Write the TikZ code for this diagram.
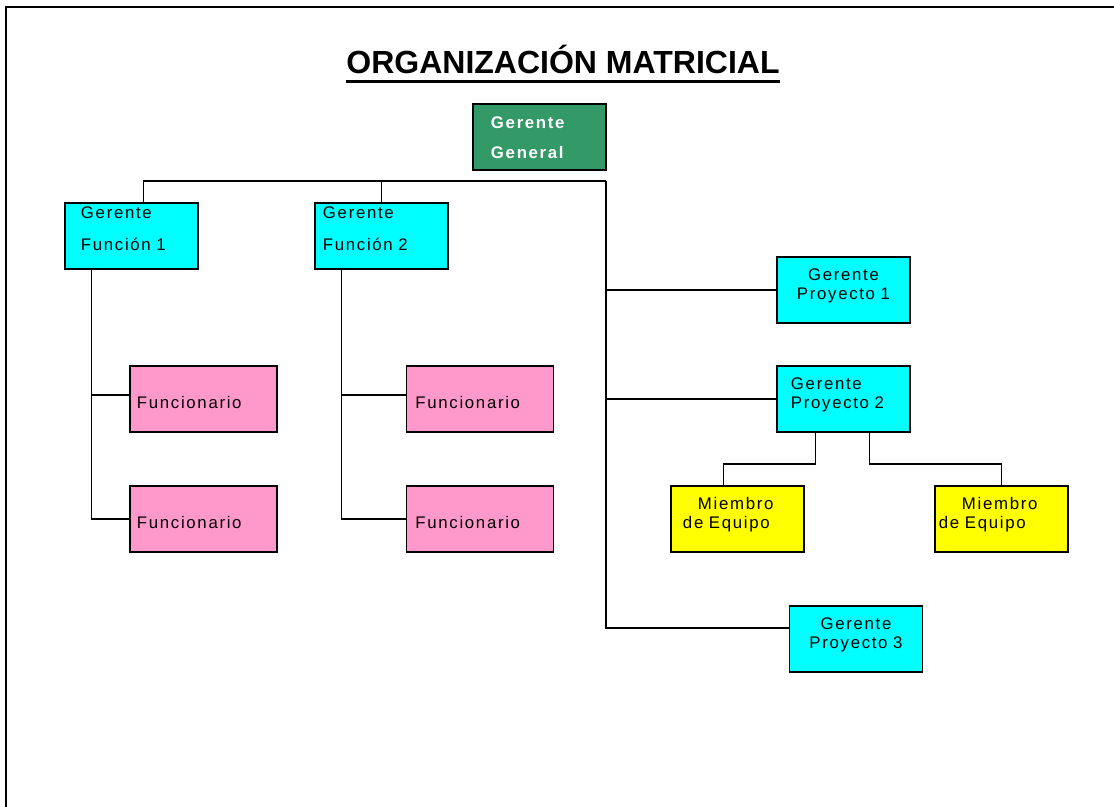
\documentclass[tikz,border=0pt]{standalone}
\usepackage{fontspec}
\setmainfont{Liberation Sans}
\newfontfamily\boxfont[LetterSpace=10,WordSpace=1.6]{Liberation Sans}
\usepackage{tikz}
\usetikzlibrary{positioning}
\definecolor{cCyan}{RGB}{0,255,255}
\definecolor{cPink}{RGB}{255,153,204}
\definecolor{cYellow}{RGB}{255,255,0}
\definecolor{cGreen}{RGB}{51,153,102}
\tikzset{
  basebox/.style={rectangle,draw=black,line width=1.3pt,inner xsep=0pt,
                  inner ysep=0pt,outer sep=0pt,text width=3.325cm,
                  text height=0.6cm,text depth=1.05cm,
                  font=\boxfont\fontsize{0.42cm}{0.45cm}\selectfont},
  cyannode/.style={basebox,fill=cCyan},
  funcnode/.style={cyannode,align=left,text height=0.4cm,text depth=1.25cm,
                   font=\boxfont\fontsize{0.42cm}{0.775cm}\selectfont},
  pinknode/.style={basebox,fill=cPink,text width=3.675cm,align=left,
                   text height=1.05cm,text depth=0.6cm},
  yellownode/.style={basebox,fill=cYellow,align=left},
  greennode/.style={basebox,fill=cGreen,align=left,text=white,
                    text height=0.625cm,text depth=1.025cm,
                    font=\boxfont\bfseries\fontsize{0.42cm}{0.725cm}\selectfont},
  conn/.style={draw=black,line width=0.9pt},
  framelne/.style={draw=black,line width=1.4pt}
}

\begin{document}
\begin{tikzpicture}[x=0.025cm,y=-0.025cm]
  \useasboundingbox (0,0) rectangle (1114,807);
  \draw[framelne] (6,820) -- (6,7) -- (1125,7);

  % title
  \node[font=\fontsize{0.8cm}{0.9cm}\selectfont\bfseries,inner sep=0pt,
        anchor=base] (title) at (563,73.5) {ORGANIZACIÓN MATRICIAL};
  \draw[line width=0.075cm] ([yshift=-0.19cm]title.base west)
      -- ([yshift=-0.19cm]title.base east);

  % top and functions
  \node[greennode] (gg) at (539.5,137)
      {\hspace*{0.45cm}Gerente\\\hspace*{0.45cm}General};
  \node[funcnode] (fun1) at (131.5,236)
      {\hspace*{0.4cm}Gerente\\\hspace*{0.4cm}Función 1};
  \node[funcnode] (fun2) at (381.5,236)
      {\hspace*{0.2cm}Gerente\\\hspace*{0.2cm}Función 2};

  \node[pinknode] (funa1) at (203.5,399) {\hspace*{0.175cm}Funcionario};
  \node[pinknode] (funb1) at (203.5,519) {\hspace*{0.175cm}Funcionario};
  \node[pinknode] (funa2) at (480,399) {\hspace*{0.225cm}Funcionario};
  \node[pinknode] (funb2) at (480,519) {\hspace*{0.225cm}Funcionario};

  % projects
  \node[cyannode,align=center] (gp1) at (843.5,290) {Gerente\\Proyecto 1};
  \node[cyannode,align=left] (gp2) at (843.5,399)
      {\hspace*{0.35cm}Gerente\\\hspace*{0.35cm}Proyecto 2};
  \node[cyannode,align=center] (gp3) at (856,639) {Gerente\\Proyecto 3};

  \node[yellownode] (mem1) at (737.5,519)
      {\hspace*{0.675cm}Miembro\\\hspace*{0.3cm}de Equipo};
  \node[yellownode] (mem2) at (1001.5,519)
      {\hspace*{0.675cm}Miembro\\\hspace*{0.1cm}de Equipo};

  % connectors
  \coordinate (bus) at (606,181);
  \draw[conn] ([xshift=0.3cm]fun1.north) |- (bus);
  \draw[conn] (fun2.north) -- (fun2.north |- bus);
  \draw[conn] (bus) |- ([yshift=0.275cm]gp3.west);
  \draw[conn] (bus |- gp1.west) -- (gp1.west);
  \draw[conn] (bus |- gp2.west) -- (gp2.west);

  \draw[conn] ([yshift=0.1cm]funa1.west) -| ([xshift=-1cm]fun1.south);
  \draw[conn] (funb1.west) -| ([xshift=-1cm]fun1.south);
  \draw[conn] ([yshift=0.1cm]funa2.west) -| ([xshift=-1cm]fun2.south);
  \draw[conn] (funb2.west) -| ([xshift=-1cm]fun2.south);

  \draw[conn] ([xshift=-0.7cm]gp2.south) -- ++(0,-0.8cm)
      -| ([xshift=-0.35cm]mem1.north);
  \draw[conn] ([xshift=0.65cm]gp2.south) -- ++(0,-0.8cm) -| (mem2.north);
\end{tikzpicture}
\end{document}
+---+
> [What to do] Write out again every line above exactly as given; the pictures do not belong in the copy.

> [Result for this task]
Write the TikZ code for this diagram.
\documentclass[tikz,border=0pt]{standalone}
\usepackage{fontspec}
\setmainfont{Liberation Sans}
\newfontfamily\boxfont[LetterSpace=10,WordSpace=1.6]{Liberation Sans}
\usepackage{tikz}
\usetikzlibrary{positioning}
\definecolor{cCyan}{RGB}{0,255,255}
\definecolor{cPink}{RGB}{255,153,204}
\definecolor{cYellow}{RGB}{255,255,0}
\definecolor{cGreen}{RGB}{51,153,102}
\tikzset{
  basebox/.style={rectangle,draw=black,line width=1.3pt,inner xsep=0pt,
                  inner ysep=0pt,outer sep=0pt,text width=3.325cm,
                  text height=0.6cm,text depth=1.05cm,
                  font=\boxfont\fontsize{0.42cm}{0.45cm}\selectfont},
  cyannode/.style={basebox,fill=cCyan},
  funcnode/.style={cyannode,align=left,text height=0.4cm,text depth=1.25cm,
                   font=\boxfont\fontsize{0.42cm}{0.775cm}\selectfont},
  pinknode/.style={basebox,fill=cPink,text width=3.675cm,align=left,
                   text height=1.05cm,text depth=0.6cm},
  yellownode/.style={basebox,fill=cYellow,align=left},
  greennode/.style={basebox,fill=cGreen,align=left,text=white,
                    text height=0.625cm,text depth=1.025cm,
                    font=\boxfont\bfseries\fontsize{0.42cm}{0.725cm}\selectfont},
  conn/.style={draw=black,line width=0.9pt},
  framelne/.style={draw=black,line width=1.4pt}
}

\begin{document}
\begin{tikzpicture}[x=0.025cm,y=-0.025cm]
  \useasboundingbox (0,0) rectangle (1114,807);
  \draw[framelne] (6,820) -- (6,7) -- (1125,7);

  % title
  \node[font=\fontsize{0.8cm}{0.9cm}\selectfont\bfseries,inner sep=0pt,
        anchor=base] (title) at (563,73.5) {ORGANIZACIÓN MATRICIAL};
  \draw[line width=0.075cm] ([yshift=-0.19cm]title.base west)
      -- ([yshift=-0.19cm]title.base east);

  % top and functions
  \node[greennode] (gg) at (539.5,137)
      {\hspace*{0.45cm}Gerente\\\hspace*{0.45cm}General};
  \node[funcnode] (fun1) at (131.5,236)
      {\hspace*{0.4cm}Gerente\\\hspace*{0.4cm}Función 1};
  \node[funcnode] (fun2) at (381.5,236)
      {\hspace*{0.2cm}Gerente\\\hspace*{0.2cm}Función 2};

  \node[pinknode] (funa1) at (203.5,399) {\hspace*{0.175cm}Funcionario};
  \node[pinknode] (funb1) at (203.5,519) {\hspace*{0.175cm}Funcionario};
  \node[pinknode] (funa2) at (480,399) {\hspace*{0.225cm}Funcionario};
  \node[pinknode] (funb2) at (480,519) {\hspace*{0.225cm}Funcionario};

  % projects
  \node[cyannode,align=center] (gp1) at (843.5,290) {Gerente\\Proyecto 1};
  \node[cyannode,align=left] (gp2) at (843.5,399)
      {\hspace*{0.35cm}Gerente\\\hspace*{0.35cm}Proyecto 2};
  \node[cyannode,align=center] (gp3) at (856,639) {Gerente\\Proyecto 3};

  \node[yellownode] (mem1) at (737.5,519)
      {\hspace*{0.675cm}Miembro\\\hspace*{0.3cm}de Equipo};
  \node[yellownode] (mem2) at (1001.5,519)
      {\hspace*{0.675cm}Miembro\\\hspace*{0.1cm}de Equipo};

  % connectors
  \coordinate (bus) at (606,181);
  \draw[conn] ([xshift=0.3cm]fun1.north) |- (bus);
  \draw[conn] (fun2.north) -- (fun2.north |- bus);
  \draw[conn] (bus) |- ([yshift=0.275cm]gp3.west);
  \draw[conn] (bus |- gp1.west) -- (gp1.west);
  \draw[conn] (bus |- gp2.west) -- (gp2.west);

  \draw[conn] ([yshift=0.1cm]funa1.west) -| ([xshift=-1cm]fun1.south);
  \draw[conn] (funb1.west) -| ([xshift=-1cm]fun1.south);
  \draw[conn] ([yshift=0.1cm]funa2.west) -| ([xshift=-1cm]fun2.south);
  \draw[conn] (funb2.west) -| ([xshift=-1cm]fun2.south);

  \draw[conn] ([xshift=-0.7cm]gp2.south) -- ++(0,-0.8cm)
      -| ([xshift=-0.35cm]mem1.north);
  \draw[conn] ([xshift=0.65cm]gp2.south) -- ++(0,-0.8cm) -| (mem2.north);
\end{tikzpicture}
\end{document}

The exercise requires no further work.